Exercise directions: Leave out the pictures and restate the rest of the data exactly.

Available data:
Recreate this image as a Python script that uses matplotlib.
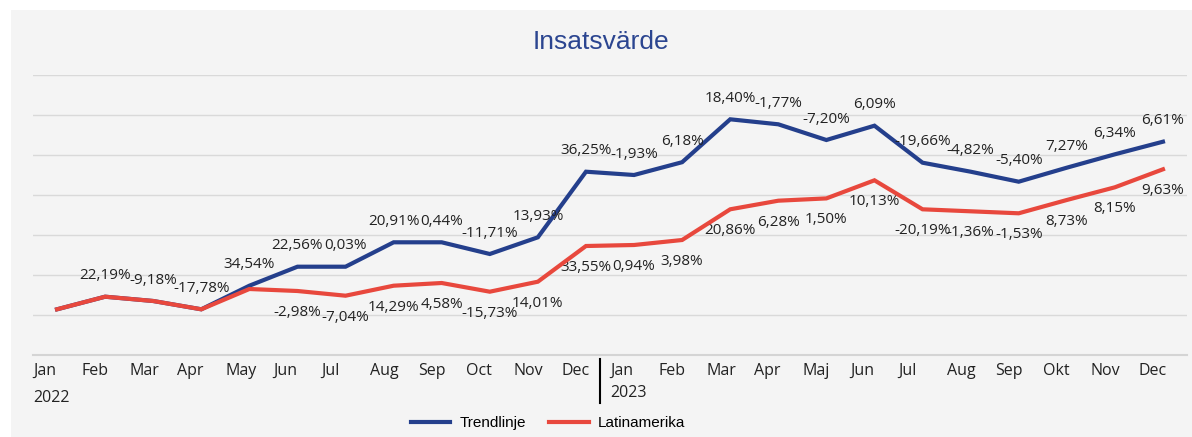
import matplotlib.pyplot as plt
import matplotlib.transforms as mtransforms
from matplotlib.patches import Rectangle
import numpy as np

months = ["Jan", "Feb", "Mar", "Apr", "May", "Jun", "Jul", "Aug", "Sep", "Oct", "Nov", "Dec",
          "Jan", "Feb", "Mar", "Apr", "Maj", "Jun", "Jul", "Aug", "Sep", "Okt", "Nov", "Dec"]
years = ["2022", "2023"]

# index values (gridlines every 20)
trend = [22.85, 29.15, 27.0, 22.85, 34.65, 44.15, 44.15, 56.35, 56.35, 50.5, 58.85, 91.65,
         90.0, 96.4, 117.85, 115.35, 107.5, 114.65, 96.15, 91.65, 86.65, 93.65, 100.35, 106.65]
latam = [22.85, 29.15, 27.0, 22.85, 33.0, 32.0, 29.65, 34.65, 36.0, 31.65, 36.65, 54.5,
         55.0, 57.5, 72.85, 77.15, 78.3, 87.35, 72.85, 71.85, 70.85, 77.5, 83.85, 92.85]

trend_labels = [None, "22,19%", "-9,18%", "-17,78%", "34,54%", "22,56%", "0,03%", "20,91%",
                "0,44%", "-11,71%", "13,93%", "36,25%", "-1,93%", "6,18%", "18,40%", "-1,77%",
                "-7,20%", "6,09%", "-19,66%", "-4,82%", "-5,40%", "7,27%", "6,34%", "6,61%"]
latam_labels = [None, None, None, None, None, "-2,98%", "-7,04%", "14,29%", "4,58%", "-15,73%",
                "14,01%", "33,55%", "0,94%", "3,98%", "20,86%", "6,28%", "1,50%", "10,13%",
                "-20,19%", "-1,36%", "-1,53%", "8,73%", "8,15%", "9,63%"]

blue = "#243f8c"
red = "#e8483d"
bg = "#f4f4f4"
label_font = "Open Sans"
fs = 11
fs_tick = 11.5

fig = plt.figure(figsize=(11.92, 4.37), dpi=100, facecolor="white")
fig.patches.append(Rectangle((11 / 1192, 0), 1 - 11 / 1192, 1 - 10 / 437,
                             transform=fig.transFigure, facecolor=bg, edgecolor="none", zorder=-1))

ax = fig.add_axes([33 / 1192, 82 / 437, 1154 / 1192, 280 / 437])
ax.patch.set_alpha(0)

x = np.arange(len(months))
ax.plot(x, trend, color=blue, lw=3, solid_joinstyle="miter", label="Trendlinje", zorder=3)
ax.plot(x, latam, color=red, lw=3, solid_joinstyle="miter", label="Latinamerika", zorder=4)

for i, (v, t) in enumerate(zip(trend, trend_labels)):
    if t:
        ax.annotate(t, (i, v), xytext=(0, 15), textcoords="offset points", ha="center",
                    va="center", fontsize=fs, family=label_font, color="#222222")
for i, (v, t) in enumerate(zip(latam, latam_labels)):
    if t:
        ax.annotate(t, (i, v), xytext=(0, -15.5), textcoords="offset points", ha="center",
                    va="center", fontsize=fs, family=label_font, color="#222222")

ax.set_xlim(-0.5, len(months) - 0.5)
ax.set_ylim(0, 140)
ax.set_yticks(np.arange(20, 141, 20))
ax.yaxis.grid(True, color="#d9d9d9", lw=1.0)
ax.set_axisbelow(True)
ax.tick_params(axis="y", left=False, labelleft=False)
for s in ["top", "right", "left"]:
    ax.spines[s].set_visible(False)
ax.spines["bottom"].set_color("#d4d4d4")
ax.spines["bottom"].set_linewidth(1.5)

ax.set_xticks(x - 0.5)
ax.set_xticklabels(months, ha="left", fontsize=fs_tick, family=label_font, color="#222222")
ax.tick_params(axis="x", length=0, pad=6)

trans = mtransforms.blended_transform_factory(ax.transData, ax.transAxes)
ax.text(-0.5, -0.155, years[0], transform=trans, ha="left", va="center", fontsize=fs_tick,
        family=label_font, color="#222222")
ax.text(11.5, -0.137, years[1], transform=trans, ha="left", va="center", fontsize=fs_tick,
        family=label_font, color="#222222")
ax.plot([11.29, 11.29], [-0.014, -0.171], transform=trans, color="black", lw=1.5, clip_on=False)

fig.text(601 / 1192, 1 - 42 / 437, "Insatsvärde", ha="center", va="center", fontsize=19,
         family="Liberation Sans", color="#2b4590")

fig.legend(loc="center", bbox_to_anchor=(548 / 1192, 1 - 423 / 437), ncol=2, frameon=False,
           prop={"family": "Liberation Sans", "size": 11}, handlelength=2.6,
           handletextpad=0.6, columnspacing=1.5)

fig.savefig("out.png", dpi=100, facecolor="white")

Response to this task:
Recreate this image as a Python script that uses matplotlib.
import matplotlib.pyplot as plt
import matplotlib.transforms as mtransforms
from matplotlib.patches import Rectangle
import numpy as np

months = ["Jan", "Feb", "Mar", "Apr", "May", "Jun", "Jul", "Aug", "Sep", "Oct", "Nov", "Dec",
          "Jan", "Feb", "Mar", "Apr", "Maj", "Jun", "Jul", "Aug", "Sep", "Okt", "Nov", "Dec"]
years = ["2022", "2023"]

# index values (gridlines every 20)
trend = [22.85, 29.15, 27.0, 22.85, 34.65, 44.15, 44.15, 56.35, 56.35, 50.5, 58.85, 91.65,
         90.0, 96.4, 117.85, 115.35, 107.5, 114.65, 96.15, 91.65, 86.65, 93.65, 100.35, 106.65]
latam = [22.85, 29.15, 27.0, 22.85, 33.0, 32.0, 29.65, 34.65, 36.0, 31.65, 36.65, 54.5,
         55.0, 57.5, 72.85, 77.15, 78.3, 87.35, 72.85, 71.85, 70.85, 77.5, 83.85, 92.85]

trend_labels = [None, "22,19%", "-9,18%", "-17,78%", "34,54%", "22,56%", "0,03%", "20,91%",
                "0,44%", "-11,71%", "13,93%", "36,25%", "-1,93%", "6,18%", "18,40%", "-1,77%",
                "-7,20%", "6,09%", "-19,66%", "-4,82%", "-5,40%", "7,27%", "6,34%", "6,61%"]
latam_labels = [None, None, None, None, None, "-2,98%", "-7,04%", "14,29%", "4,58%", "-15,73%",
                "14,01%", "33,55%", "0,94%", "3,98%", "20,86%", "6,28%", "1,50%", "10,13%",
                "-20,19%", "-1,36%", "-1,53%", "8,73%", "8,15%", "9,63%"]

blue = "#243f8c"
red = "#e8483d"
bg = "#f4f4f4"
label_font = "Open Sans"
fs = 11
fs_tick = 11.5

fig = plt.figure(figsize=(11.92, 4.37), dpi=100, facecolor="white")
fig.patches.append(Rectangle((11 / 1192, 0), 1 - 11 / 1192, 1 - 10 / 437,
                             transform=fig.transFigure, facecolor=bg, edgecolor="none", zorder=-1))

ax = fig.add_axes([33 / 1192, 82 / 437, 1154 / 1192, 280 / 437])
ax.patch.set_alpha(0)

x = np.arange(len(months))
ax.plot(x, trend, color=blue, lw=3, solid_joinstyle="miter", label="Trendlinje", zorder=3)
ax.plot(x, latam, color=red, lw=3, solid_joinstyle="miter", label="Latinamerika", zorder=4)

for i, (v, t) in enumerate(zip(trend, trend_labels)):
    if t:
        ax.annotate(t, (i, v), xytext=(0, 15), textcoords="offset points", ha="center",
                    va="center", fontsize=fs, family=label_font, color="#222222")
for i, (v, t) in enumerate(zip(latam, latam_labels)):
    if t:
        ax.annotate(t, (i, v), xytext=(0, -15.5), textcoords="offset points", ha="center",
                    va="center", fontsize=fs, family=label_font, color="#222222")

ax.set_xlim(-0.5, len(months) - 0.5)
ax.set_ylim(0, 140)
ax.set_yticks(np.arange(20, 141, 20))
ax.yaxis.grid(True, color="#d9d9d9", lw=1.0)
ax.set_axisbelow(True)
ax.tick_params(axis="y", left=False, labelleft=False)
for s in ["top", "right", "left"]:
    ax.spines[s].set_visible(False)
ax.spines["bottom"].set_color("#d4d4d4")
ax.spines["bottom"].set_linewidth(1.5)

ax.set_xticks(x - 0.5)
ax.set_xticklabels(months, ha="left", fontsize=fs_tick, family=label_font, color="#222222")
ax.tick_params(axis="x", length=0, pad=6)

trans = mtransforms.blended_transform_factory(ax.transData, ax.transAxes)
ax.text(-0.5, -0.155, years[0], transform=trans, ha="left", va="center", fontsize=fs_tick,
        family=label_font, color="#222222")
ax.text(11.5, -0.137, years[1], transform=trans, ha="left", va="center", fontsize=fs_tick,
        family=label_font, color="#222222")
ax.plot([11.29, 11.29], [-0.014, -0.171], transform=trans, color="black", lw=1.5, clip_on=False)

fig.text(601 / 1192, 1 - 42 / 437, "Insatsvärde", ha="center", va="center", fontsize=19,
         family="Liberation Sans", color="#2b4590")

fig.legend(loc="center", bbox_to_anchor=(548 / 1192, 1 - 423 / 437), ncol=2, frameon=False,
           prop={"family": "Liberation Sans", "size": 11}, handlelength=2.6,
           handletextpad=0.6, columnspacing=1.5)

fig.savefig("out.png", dpi=100, facecolor="white")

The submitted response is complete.